O PERIGO DAS SEMENTES
“Entrei em um ciclo vicioso. Cada vez mais comida, cada vez mais
sorrisos, mais conversas e mais sementes. Sinto que estou perdendo o
controle das coisas”
Crônica de Ricardo Philippsen, no blog do coletivo Bio Wit
Tudo começou com uma ideia que parecia inofensiva: A partir daquele
dia, na pequena hortinha no fundo do quintal, eu deixaria as hortaliças
completarem seu ciclo de vida. Em outras palavras, deixaria elas
produzirem sementes. Esperava assim não precisar comprar mudas ou
sementes com tanta frequência.
Eu não fazia ideia do que aconteceria depois disso.
No início fiquei fascinado, descobri flores que eu jamais tinha
imaginado existirem, entrei em extase quando vi desabrochar a primeira
flor da chicória, de um lilás exuberante ela passou a enfeitar a minha
horta. As primeiras sementes vieram, amadureceram, foram colhidas e
semeadas.
Ah se eu soubesse…
Tudo parecia bem, as mudinhas cresceram como esperado mas algo que eu
não tinha previsto começou a acontecer: nem todas as sementes foram
colhidas, algumas simplesmente se espalharam desordenadamente pela
horta, caíram em canteiros que não lhes tinham sido destinados e foram
levadas por pássaros para lugares ainda mais indevidos.

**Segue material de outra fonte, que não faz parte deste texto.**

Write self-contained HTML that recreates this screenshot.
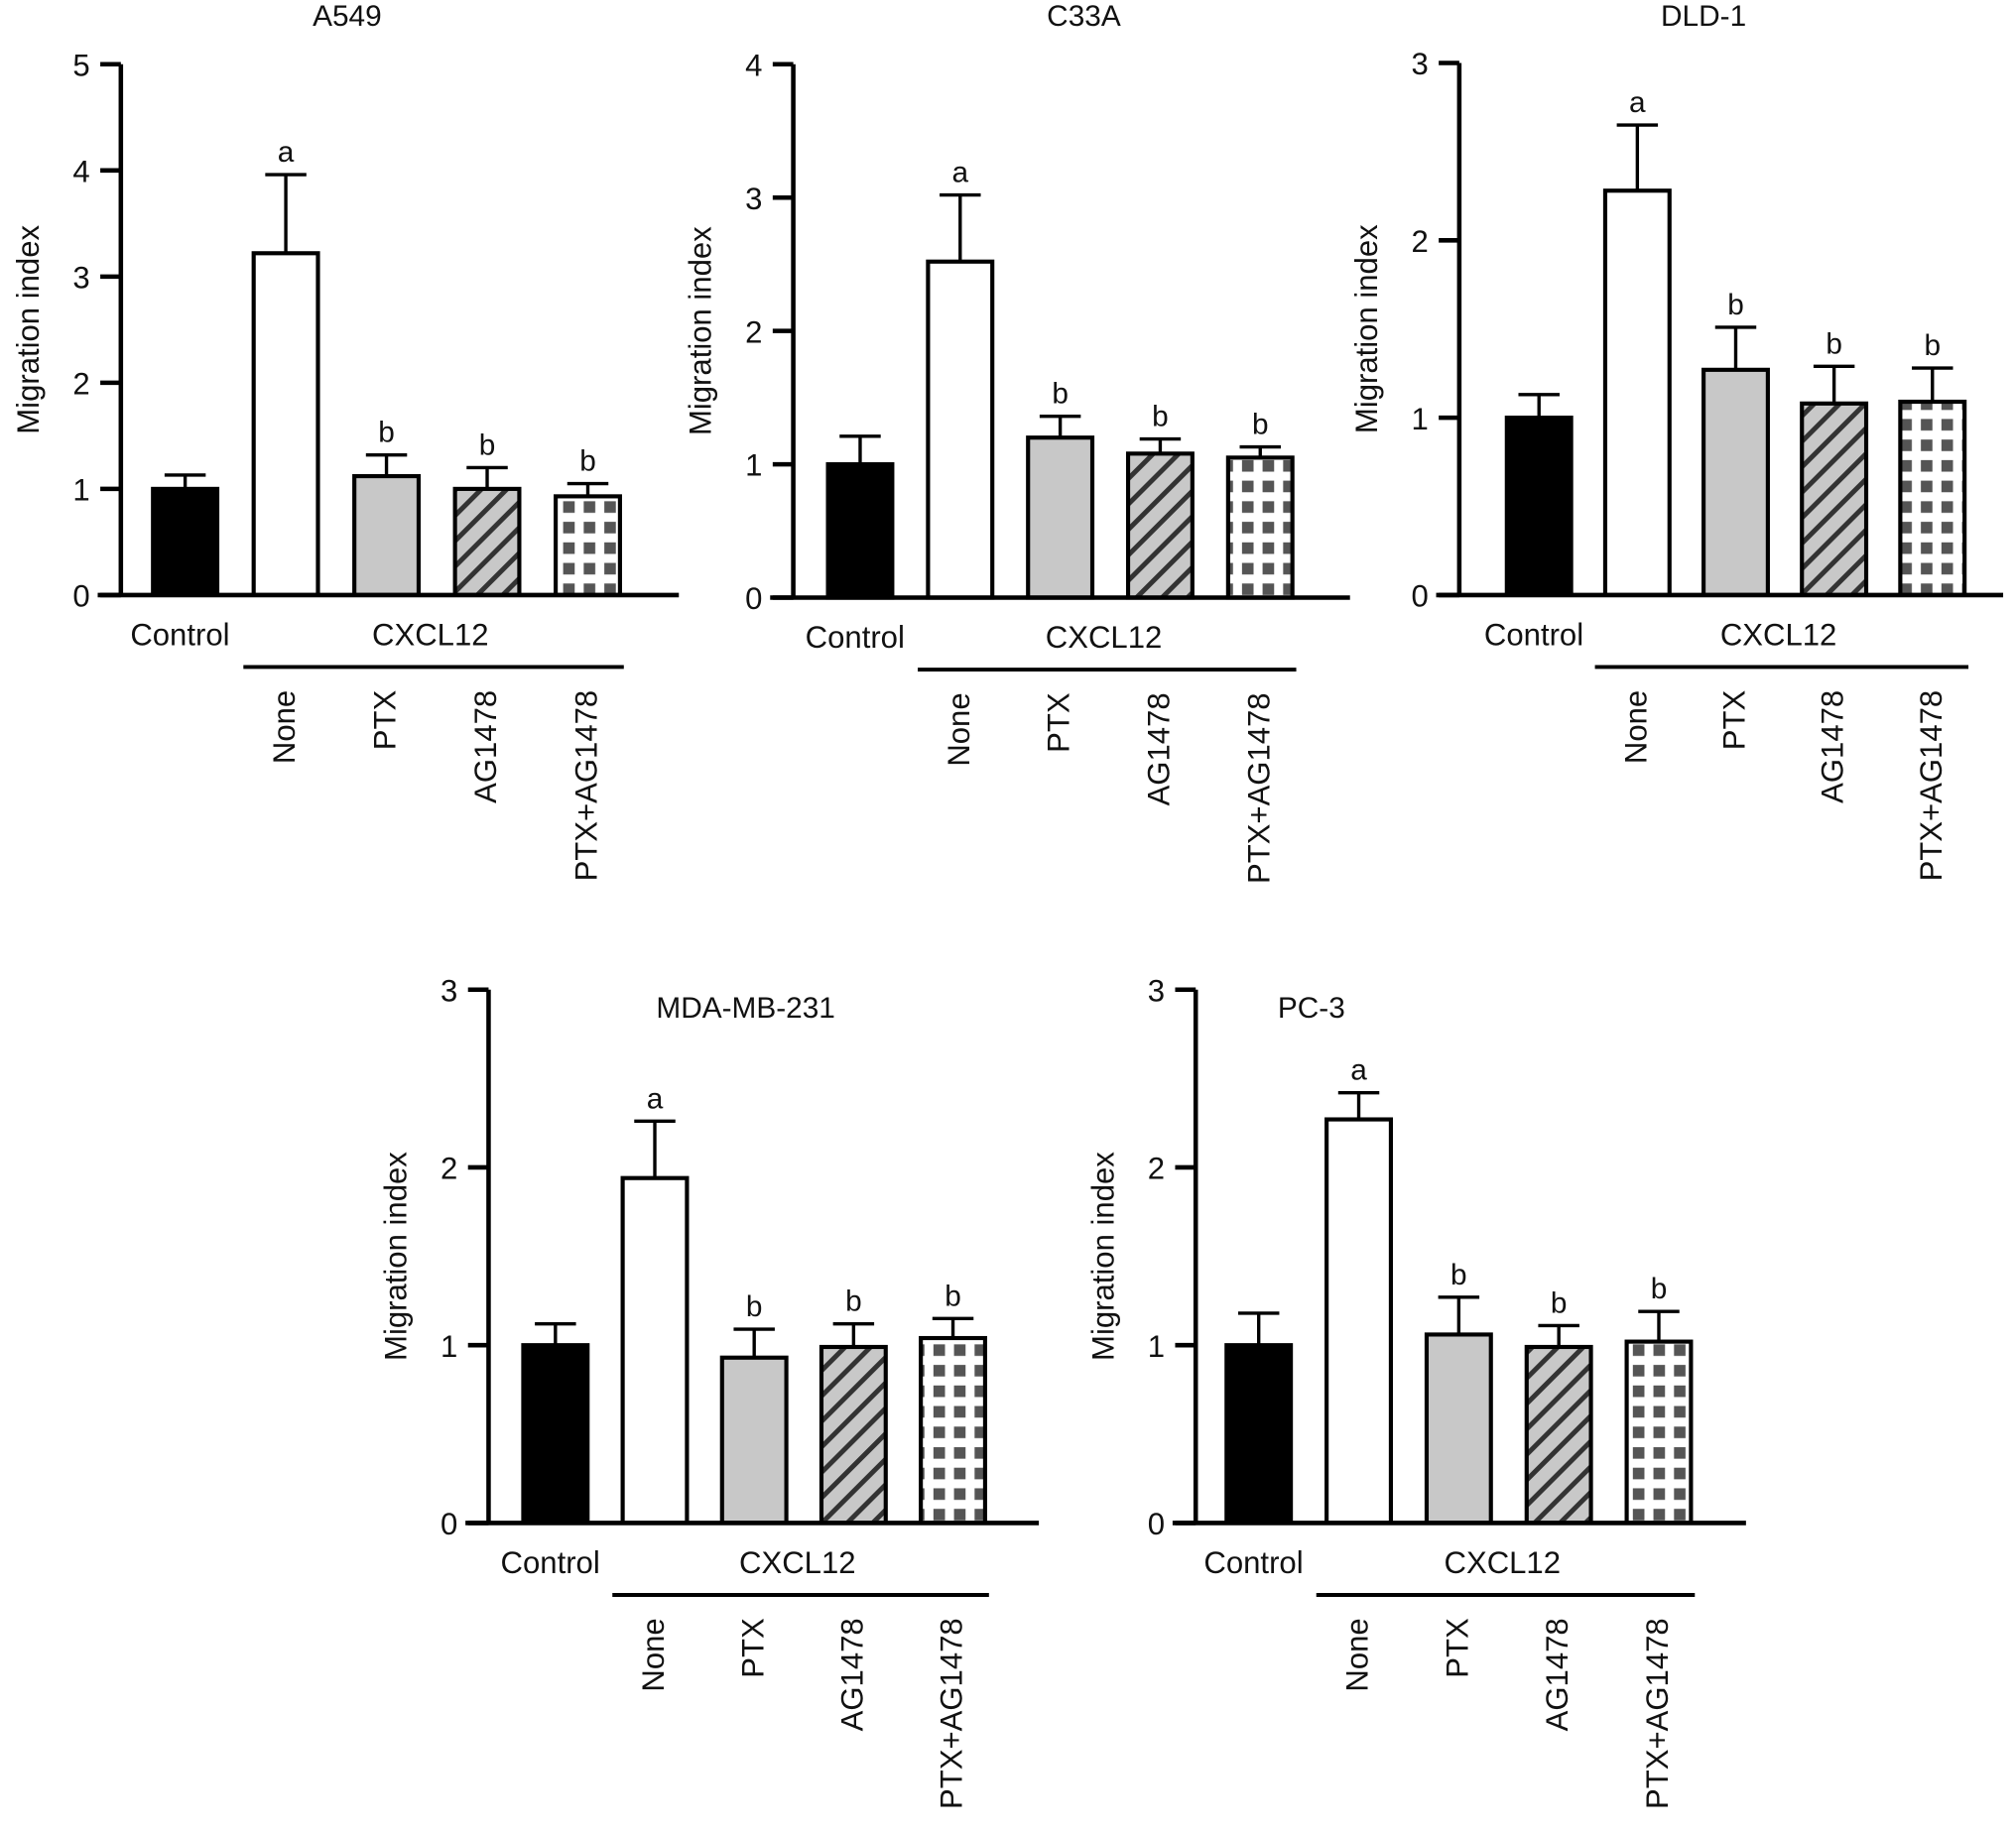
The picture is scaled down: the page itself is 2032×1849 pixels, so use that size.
<!DOCTYPE html>
<html><head><meta charset="utf-8"><style>
html,body{margin:0;padding:0;background:#fff;}
svg{display:block;font-family:"Liberation Sans",Arial,sans-serif;}
</style></head><body>
<svg id="fig" width="2032" height="1849" viewBox="0 0 1568 1427" preserveAspectRatio="none" xmlns="http://www.w3.org/2000/svg">
<defs>
<pattern id="hatch" patternUnits="userSpaceOnUse" width="14" height="14" patternTransform="rotate(45)">
<rect width="14" height="14" fill="#c8c8c8"/><rect x="0" y="0" width="3.8" height="14" fill="#333"/>
</pattern>
<pattern id="check" patternUnits="userSpaceOnUse" width="16" height="16" x="3" y="3">
<rect width="16" height="16" fill="#fff"/><rect x="3" y="3" width="9" height="9" fill="#555"/>
</pattern>
</defs>
</svg>
<script>
const categories = ["Control","None","PTX","AG1478","PTX+AG1478"];
const panelTitles = ["A549","C33A","DLD-1","MDA-MB-231","PC-3"];
const yMaxes = [5,4,3,3,3];
const valsA549 = [1.0,3.22,1.12,1.0,0.93];
const errA549 = [1.13,3.96,1.32,1.2,1.05];
const valsC33A = [1.0,2.52,1.2,1.08,1.05];
const errC33A = [1.21,3.02,1.36,1.19,1.13];
const valsDLD1 = [1.0,2.28,1.27,1.08,1.09];
const errDLD1 = [1.13,2.65,1.51,1.29,1.28];
const valsMDA = [1.0,1.94,0.93,0.99,1.04];
const errMDA = [1.12,2.26,1.09,1.12,1.15];
const valsPC3 = [1.0,2.27,1.06,0.99,1.02];
const errPC3 = [1.18,2.42,1.27,1.11,1.19];
const sigLetters = ["","a","b","b","b"];

const allVals=[valsA549,valsC33A,valsDLD1,valsMDA,valsPC3];
const allErr=[errA549,errC33A,errDLD1,errMDA,errPC3];
const layout=[
 {ax:94,y0:463,yTop:50,xEnd:528,c0:144,step:78.3,tx:270,ty:20},
 {ax:617,y0:465,yTop:50,xEnd:1050,c0:669,step:77.8,tx:843,ty:20},
 {ax:1135,y0:463,yTop:49,xEnd:1558,c0:1197,step:76.5,tx:1325,ty:20},
 {ax:380,y0:1185,yTop:770,xEnd:808,c0:432,step:77.3,tx:580,ty:792},
 {ax:930,y0:1185,yTop:770,xEnd:1358,c0:979,step:77.8,tx:1020,ty:792}
];
const fills=["#000","#fff","#c8c8c8","url(#hatch)","url(#check)"];
const NS="http://www.w3.org/2000/svg";
const svg=document.getElementById('fig');
function mk(tag,attrs,parent){const e=document.createElementNS(NS,tag);for(const k in attrs)e.setAttribute(k,attrs[k]);(parent||svg).appendChild(e);return e;}
function txt(s,attrs,parent){const e=mk('text',attrs,parent);e.textContent=s;return e;}

layout.forEach((L,p)=>{
 const g=mk('g',{});
 
 
 const ymax=yMaxes[p];
 const yS=v=>L.y0-(L.y0-L.yTop)*v/ymax;
 const xS=i=>L.c0+i*L.step;
 const bw=50;
 const t=txt(panelTitles[p],{x:L.tx,y:L.ty,'font-size':23,'text-anchor':'middle',fill:'#111'},g);
 
 
 const yl=txt('Migration index',{x:0,y:0,'font-size':24,'text-anchor':'middle',fill:'#111',transform:`translate(${L.ax-64},${(L.y0+L.yTop)/2}) rotate(-90)`},g);
 
 
 allVals[p].forEach((v,i)=>{
  const x=xS(i), yv=yS(v), ye=yS(allErr[p][i]);
  const eb=mk('path',{d:`M${x} ${yv} V${ye} M${x-16} ${ye} H${x+16}`,stroke:'#000','stroke-width':2.6,fill:'none'},g);
  
  
  const r=mk('rect',{x:x-bw/2,y:yv,width:bw,height:L.y0-yv,fill:fills[i],stroke:'#000','stroke-width':3.2},g);
  
  
  if(sigLetters[i]){
   const s=txt(sigLetters[i],{x:x,y:ye-10,'font-size':23,'text-anchor':'middle',fill:'#111'},g);
   
   
  }
 });
 const ya=mk('path',{d:`M${L.ax} ${L.yTop} V${L.y0}`,stroke:'#000','stroke-width':3.5},g);
 
 
 const xa=mk('path',{d:`M${L.ax-18} ${L.y0} H${L.xEnd}`,stroke:'#000','stroke-width':3.5},g);
 
 
 for(let k=0;k<=ymax;k++){
  const y=yS(k);
  mk('path',{d:`M${L.ax-16} ${y} H${L.ax}`,stroke:'#000','stroke-width':3.5},g);
  const tl=txt(String(k),{x:L.ax-24,y:y+9,'font-size':24,'text-anchor':'end',fill:'#111'},g);
  
  
 }
 const c=txt('Control',{x:xS(0)-4,y:L.y0+39,'font-size':24,'text-anchor':'middle',fill:'#111'},g);
 
 
 const cx=txt('CXCL12',{x:(xS(1)+xS(4))/2-5,y:L.y0+39,'font-size':24,'text-anchor':'middle',fill:'#111'},g);
 
 
 const br=mk('path',{d:`M${xS(1)-33} ${L.y0+56} H${xS(4)+28}`,stroke:'#000','stroke-width':3},g);
 
 
 for(let i=1;i<5;i++){
  const rl=txt(categories[i],{x:0,y:0,'font-size':24,'text-anchor':'end',fill:'#111',transform:`translate(${xS(i)+7},${L.y0+74}) rotate(-90)`},g);
  
  
 }
});
</script>
</body></html>
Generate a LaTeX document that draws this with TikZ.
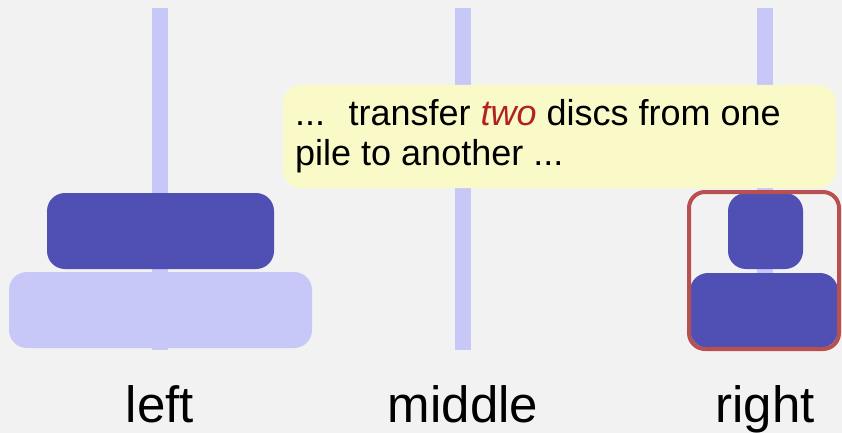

Acabei ficando com dó de arrancar as plantas, não achei que as consequências seriam tão grandes.
Com o passar dos meses fui perdendo o controle, a horta ficou
bagunçada. Alface nascia do lado do tomate, as cenouras brotavam por
toda parte, framboesas e physalis cresciam ao pé de outras árvores e os
canteiros de flores da minha mãe agora estavam infestados de comida.
Talvez eu devesse ter parado mas acabei me acostumando com a ideia e deixei a natureza seguir o seu curso.
Com o tempo não era mais apenas a bagunça, eu tinha um outro
problema, a horta tinha se alastrado por todo o pátio. O pátio até que
ficou bonito, começou a chamar a atenção, e para não fazer feio
começamos a caprichar cada vez mais, eu não poderia admitir pros
vizinhos que eu não estava no controle, comecei então, eu mesmo, a fazer
canteiros.
Mais um problema. A produção ficou grande demais, e como todo mundo
sabe, é pecado jogar comida fora. A solução, ou assim eu pensava, foi
dar o excedente aos vizinhos. Ruibarbo para um, espinafre para o outro e
em pouco tempo eu tinha as crianças dos vizinhos grudados na cerca
pedindo morangos. Dias depois observei uma dessas crianças andar de um
lado para o outro com uma enxada na mão, achando que aquilo era algo a
ser copiado.
E não foi só isso, os vizinhos não entenderam nada. Ao invés de
perceber que eu estava tentando me livrar das sobras eles ficaram
felizes, vinham para a cerca conversar e insistiam em retribuir. Quando
não era um convite para o café, um pacote de biscoito caseiro ou um
pedaço de torta das frutas da minha horta, era um casaco que tava
sobrando ou alguma outra coisa que eu talvez pudesse usar.
Para me livrar das folhas que já não serviam para consumo eu jogava
elas por cima da cerca para as galinhas de um dos vizinhos. Em pouco
tempo começaram a chegar os ovos para retribuir.
Um amigo resolveu agradecer doando esterco das suas vacas. Ovos valem
mais do que restos de folhas, esterco mais do que as poucas verduras,
logo, eu tenho que dar mais verduras, mas e depois? Ganho mais esterco,
minha horta produz mais e eu tenho que achar outra pessoa para quem dar
mais hortaliças.
Entrei em um ciclo vicioso. Cada vez mais comida, cada vez mais
sorrisos, mais conversas e mais sementes. Já não preciso mais ir ao
mercado comprar hortaliças, faz anos que eu ganho tanta roupa que não
posso mais ir ao shoping comprar minhas próprias, passo tanto tempo na
horta que mal sobra tempo para a internet, nem lembro quando foi a
última vez que eu assisti televisão.
Sinto que eu estou perdendo o controle das coisas.